Tyler Dennett (June 13, 1883 Spencer, Wisconsin – December 29, 1949 in Geneva, New York) was an American historian and educator. He received the 1934 Pulitzer Prize for Biography or Autobiography for his 1933 book John Hay: From Poetry to Politics.

==Early career and education==
Born in Wisconsin, but raised in Rhode Island, Dennett graduated high school as valedictorian from the Moses Brown School in Providence. In 1900, Dennett enrolled at Bates College and then transferred to Williams College as a sophomore. At Williams, he was a member of the football team. After his graduation in the spring of 1904 and a year of work in Williamstown, Massachusetts he attended the Union Theological Seminary, where he was awarded a Bachelor of Divinity in 1908. He served briefly as a Congregational minister before leaving to pursue a career in journalism.

==Career==
Among his early scholarly writings were The Democratic Movement in Asia (1918) and A Better World (1920). In 1922, he published Americans in Eastern Asia, a study of American policy in the Far East, which was well received and was long held as an important work in the field. Dennett published "President Roosevelt's Secret Pact with Japan" in 1924, the subject of which came to be known as the Taft–Katsura Agreement. The paper put forth the thesis that formerly-isolationist Japan and the US began to carve up their spheres of influence, which would later become world empires, with the agreement, which was therefore of first-class importance historically. Later historians questioned that interpretation. Dennett was awarded a Ph.D. in history from Johns Hopkins University in 1925 based on this research on Theodore Roosevelt and the Russo-Japanese War.
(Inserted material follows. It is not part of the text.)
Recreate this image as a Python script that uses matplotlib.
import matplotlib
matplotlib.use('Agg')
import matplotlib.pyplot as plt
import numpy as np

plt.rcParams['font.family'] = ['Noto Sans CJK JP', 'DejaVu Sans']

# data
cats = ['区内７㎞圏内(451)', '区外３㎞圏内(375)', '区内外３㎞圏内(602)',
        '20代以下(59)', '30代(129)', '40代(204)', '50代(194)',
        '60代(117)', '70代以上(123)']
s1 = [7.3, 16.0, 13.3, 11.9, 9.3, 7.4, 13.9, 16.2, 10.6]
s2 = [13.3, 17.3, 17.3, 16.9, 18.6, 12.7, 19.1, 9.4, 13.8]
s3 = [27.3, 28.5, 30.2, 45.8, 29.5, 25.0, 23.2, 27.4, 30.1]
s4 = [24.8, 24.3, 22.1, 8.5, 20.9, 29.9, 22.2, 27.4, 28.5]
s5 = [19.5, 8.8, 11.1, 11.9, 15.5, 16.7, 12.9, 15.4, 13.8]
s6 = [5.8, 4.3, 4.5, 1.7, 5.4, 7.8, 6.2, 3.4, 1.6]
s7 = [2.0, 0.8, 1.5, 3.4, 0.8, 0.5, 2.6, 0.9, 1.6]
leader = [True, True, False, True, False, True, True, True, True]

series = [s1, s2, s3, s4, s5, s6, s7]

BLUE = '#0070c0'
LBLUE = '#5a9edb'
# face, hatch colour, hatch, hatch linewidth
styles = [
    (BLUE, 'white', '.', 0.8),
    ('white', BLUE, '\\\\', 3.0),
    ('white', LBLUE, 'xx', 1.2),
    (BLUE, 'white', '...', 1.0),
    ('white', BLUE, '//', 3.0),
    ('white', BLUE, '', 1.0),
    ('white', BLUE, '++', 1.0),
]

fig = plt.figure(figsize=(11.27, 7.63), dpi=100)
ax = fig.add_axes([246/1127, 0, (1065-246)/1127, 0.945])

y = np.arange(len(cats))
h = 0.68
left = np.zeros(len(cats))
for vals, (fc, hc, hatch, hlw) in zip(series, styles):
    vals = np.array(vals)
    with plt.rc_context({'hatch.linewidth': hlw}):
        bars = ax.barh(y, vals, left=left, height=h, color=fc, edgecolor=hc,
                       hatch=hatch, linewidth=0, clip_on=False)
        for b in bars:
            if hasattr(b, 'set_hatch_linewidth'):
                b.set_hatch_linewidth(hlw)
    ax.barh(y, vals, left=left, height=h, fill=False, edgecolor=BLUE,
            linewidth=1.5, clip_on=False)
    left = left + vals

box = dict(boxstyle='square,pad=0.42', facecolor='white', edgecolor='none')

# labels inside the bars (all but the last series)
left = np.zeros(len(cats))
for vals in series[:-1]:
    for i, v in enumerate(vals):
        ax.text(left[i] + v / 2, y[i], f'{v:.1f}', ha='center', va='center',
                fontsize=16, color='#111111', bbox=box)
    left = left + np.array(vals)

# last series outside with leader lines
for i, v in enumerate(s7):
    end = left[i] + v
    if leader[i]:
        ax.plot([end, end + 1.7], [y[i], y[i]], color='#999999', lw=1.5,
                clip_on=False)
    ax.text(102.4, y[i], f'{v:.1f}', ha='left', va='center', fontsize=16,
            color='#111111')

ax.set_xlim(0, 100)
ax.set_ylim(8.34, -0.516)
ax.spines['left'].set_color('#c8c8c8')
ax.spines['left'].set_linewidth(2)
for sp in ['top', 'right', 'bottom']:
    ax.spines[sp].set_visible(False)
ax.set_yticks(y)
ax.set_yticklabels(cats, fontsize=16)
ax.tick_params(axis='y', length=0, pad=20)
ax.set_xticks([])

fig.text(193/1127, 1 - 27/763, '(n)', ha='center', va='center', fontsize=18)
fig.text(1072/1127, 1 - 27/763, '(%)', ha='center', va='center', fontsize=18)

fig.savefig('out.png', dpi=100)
He taught American history at Johns Hopkins University (1923–24) and at Columbia University (1927–28), and international relations at Princeton University (1931–34). Most significantly, Dennett served as president of Williams College (1934–37), resigning after a disagreement with the college's board of trustees. The trustees planned to purchase the Greylock Hotel, which later became a dorm, but at the time Dennett felt the hotel had no useful purpose for the college. Dennett was also one of the future college presidents to speak out against Nazi Germany during this period, ending academic exchange programs with Nazi Germany in 1936.

He received the 1934 Pulitzer Prize for Biography or Autobiography for his book, John Hay: From Poetry to Politics (1933).

==Death==
He died in Geneva, New York in 1949.